4. Don’t go off the record (usually)
Journalists—even some working for the same news organization—don’t agree on what “off the record” means. If reporters can’t agree on the definition, you’re going to get into trouble if you rely on it to establish confidentiality. Still, unlike some media trainers, I maintain that there’s a place for going off the record…sometimes. But those rare instances should be decided upon strategically in advance, not spontaneously, and always with full awareness of the risk of being unmasked as the source. If you go off the record: consult with a communications professional in advance; consider your history with the reporter; ask the reporter to define what “off the record” means to them; and forge an off-the-record agreement before speaking—not only after you’ve said something compelling.
5. You can request questions in advance (sometimes)
I’d avoid asking major news outlets (e.g. Wall Street Journal, CBS News) for questions in advance—they usually won’t send them—but you can ask whether there’s any specific information or data you should pull in advance to help prepare for the interview. On the other hand, many reporters working for smaller news organizations, trade publications, or entertainment media outlets are willing to share their questions with you prior to an interview. Still, don’t get lulled into a false sense of comfort—reporters who send questions in advance can still ask off-topic questions during the interview.
6. You cannot “approve” a story
Many high-powered executives, accustomed to directing subordinates, instruct reporters to send them a draft of their articles before publication. Most reporters will not only reject that request, but will resent that the executive treated them like an employee requiring approval. Journalists have no obligation to share their final story with you, so don’t ask. But…
7. You can offer to fact-check a story
Offering to fact-check a story is different from requesting to see a story prior to publication. Whereas asking a reporter to see a story in advance suggests a controlling executive, making yourself available to check an article’s key facts is usually regarded as helpful. They might call you to review a single fact or email you a key section of the article for review.
8. You can record the interview
You might consider recording your interview, particularly if you expect the reporter to be hostile or confrontational. In fact, many of our clients have told me that they record every interview they do as a matter of policy—if they get misquoted, they have documented proof of the error to release to the public. Still, I generally advise against recording the most straightforward interviews, as doing so can create a defensive environment before you even get started. If you decide to tape, keep in mind that many states require you to notify the other party that you are recording—so check the law in your state (or, better yet, just tell the reporter you’re recording).

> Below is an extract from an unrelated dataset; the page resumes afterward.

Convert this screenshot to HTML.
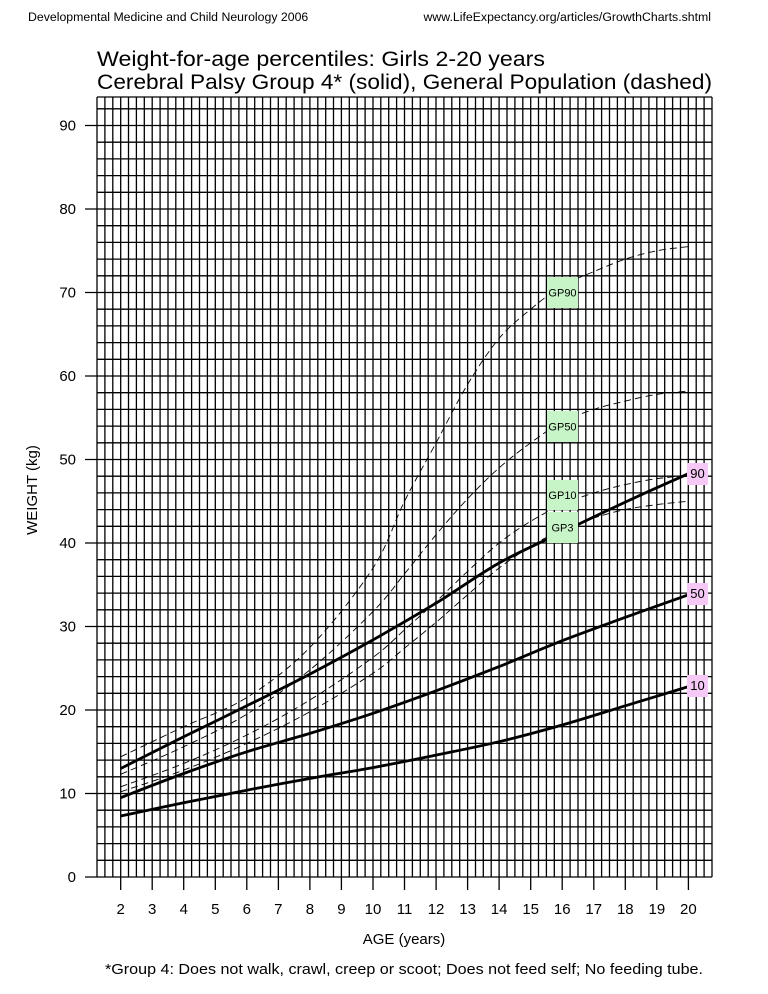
<!DOCTYPE html>
<html><head><meta charset="utf-8"><style>
html,body{margin:0;padding:0;background:#fff;width:768px;height:994px;overflow:hidden}
svg{display:block;font-family:"Liberation Sans",Arial,sans-serif}
</style></head><body>
<svg id="s" width="768" height="994" viewBox="0 0 768 994" xmlns="http://www.w3.org/2000/svg">
<text x="28" y="21" font-size="12.3">Developmental Medicine and Child Neurology 2006</text>
<text x="711" y="21" font-size="12.3" text-anchor="end">www.LifeExpectancy.org/articles/GrowthCharts.shtml</text>
<text x="97" y="66" font-size="21.5" textLength="448" lengthAdjust="spacingAndGlyphs">Weight-for-age percentiles: Girls 2-20 years</text>
<text x="97" y="89" font-size="21.5" textLength="615" lengthAdjust="spacingAndGlyphs">Cerebral Palsy Group 4* (solid), General Population (dashed)</text>
<text x="37" y="490" font-size="15" text-anchor="middle" transform="rotate(-90 37 490)">WEIGHT (kg)</text>
<text x="404" y="944" font-size="15" text-anchor="middle">AGE (years)</text>
<text x="404" y="974" font-size="15" text-anchor="middle" textLength="598" lengthAdjust="spacingAndGlyphs">*Group 4: Does not walk, crawl, creep or scoot; Does not feed self; No feeding tube.</text>
<g id="grid" stroke="#000" stroke-width="1.3" fill="none"></g>
<g id="lab" font-size="15"></g>
<g id="curves" fill="none" stroke="#000"></g>
<g id="boxes"></g>
</svg>
<script>
var NS="http://www.w3.org/2000/svg";
function X(a){return 97+(a-1.25)*31.54}
function Y(w){return 877-w*8.35}
function el(p,t,at,txt){var e=document.createElementNS(NS,t);for(var k in at)e.setAttribute(k,at[k]);if(txt!=null)e.textContent=txt;p.appendChild(e);return e}
var g=document.getElementById('grid'),d="";
for(var i=0;i<=78;i++){var x=(97+i*615/78).toFixed(1);d+="M"+x+" 97V877"}
for(var w=0;w<=92;w+=2){var y=Y(w).toFixed(1);d+="M97 "+y+"H712"}
d+="M97 97H712";
for(var w=0;w<=90;w+=10){d+="M85 "+Y(w).toFixed(1)+"H97"}
for(var a=2;a<=20;a++){d+="M"+X(a).toFixed(1)+" 877V890"}
el(g,'path',{d:d});
var lab=document.getElementById('lab');
for(var w=0;w<=90;w+=10)el(lab,'text',{x:76,y:Y(w)+5,'text-anchor':'end'},w);
for(var a=2;a<=20;a++)el(lab,'text',{x:X(a),y:914,'text-anchor':'middle'},a);
function path(pts){var p=pts.map(function(q){return[X(q[0]),Y(q[1])]});var s="M"+p[0][0].toFixed(1)+" "+p[0][1].toFixed(1);
for(var i=0;i<p.length-1;i++){var p0=p[i-1]||p[i],p1=p[i],p2=p[i+1],p3=p[i+2]||p2;
var c1=[p1[0]+(p2[0]-p0[0])/6,p1[1]+(p2[1]-p0[1])/6],c2=[p2[0]-(p3[0]-p1[0])/6,p2[1]-(p3[1]-p1[1])/6];
s+="C"+c1[0].toFixed(1)+" "+c1[1].toFixed(1)+" "+c2[0].toFixed(1)+" "+c2[1].toFixed(1)+" "+p2[0].toFixed(1)+" "+p2[1].toFixed(1)}return s}
var A=[2,4,6,8,10,11,12,13,14,15,16,17,18,19,20];
var gp=[
[14.4,18.0,21.5,27.5,37,45,52,59,64.5,68,70.8,72.5,74,75,75.5],
[12.3,15.6,19.5,24.8,31.8,36.3,41,45.3,49,52,54.5,56,57,57.8,58.2],
[10.8,13.6,17.0,21.2,26.3,29.6,33,36.6,40,42.6,44.6,46,47,47.7,48.1],
[10.2,12.8,16.0,19.8,24.4,27.4,30.5,33.8,37,39.6,41.6,43,44,44.6,45.0]];
var cp=[
[[2,13],[4,16.8],[6,20.5],[8,24.3],[10,28.4],[12,32.8],[14,37.6],[16,41.3],[18,44.9],[20,48.3]],
[[2,9.5],[4,12.4],[6,15.0],[8,17.2],[10,19.6],[12,22.3],[14,25.2],[16,28.3],[18,31.1],[20,33.8]],
[[2,7.3],[4,8.9],[6,10.4],[8,11.8],[10,13.1],[12,14.6],[14,16.2],[16,18.2],[18,20.5],[20,22.8]]];
var c=document.getElementById('curves');
gp.forEach(function(v){el(c,'path',{d:path(A.map(function(a,i){return[a,v[i]]})),'stroke-width':0.9,'stroke-dasharray':'7,4'})});
cp.forEach(function(v){el(c,'path',{d:path(v),'stroke-width':2.8})});
var b=document.getElementById('boxes');
function box(x,y,w,h,f,t,fs){el(b,'rect',{x:x,y:y,width:w,height:h,fill:f});el(b,'text',{x:x+w/2,y:y+h/2+4,'text-anchor':'middle','font-size':fs},t)}
box(547,277,31,31,'#c8f5c8','GP90',11);
box(547,411,31,31,'#c8f5c8','GP50',11);
box(547,480,31,30,'#c8f5c8','GP10',11);
box(547,512,31,31,'#c8f5c8','GP3',11);
box(687,463,21,22,'#f5c8f5','90',13);
box(687,583,21,22,'#f5c8f5','50',13);
box(687,675,21,22,'#f5c8f5','10',13);
</script>
</body></html>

9. You can limit the time of the interview
Doing so can help you prevent the conversation from turning into a harmful fishing expedition. If you believe a reporter is primarily interested in digging for dirt (and if you decide not to turn down the interview outright), tell the reporter you’d love to talk but only have a 15-minute window available. Although this can be a useful tool in certain situations, make it a rare exception to the rule, not your standard operating procedure. Have an exit plan in case the reporter goes long.
10. Stay in your lane
In the midst of a high-pressured interview, many spokespersons feel compelled to answer every question they’re asked. If you’re asked a question that’s truly outside of your lane—for example, if you’re a scientist who’s asked about your organization’s latest financial statement—it’s perfectly acceptable to tell the reporter that the focus of your work is scientific research, not finances. You can offer to connect the reporter with a more appropriate person for that topic or, for more straightforward questions, to get back to them with the answer.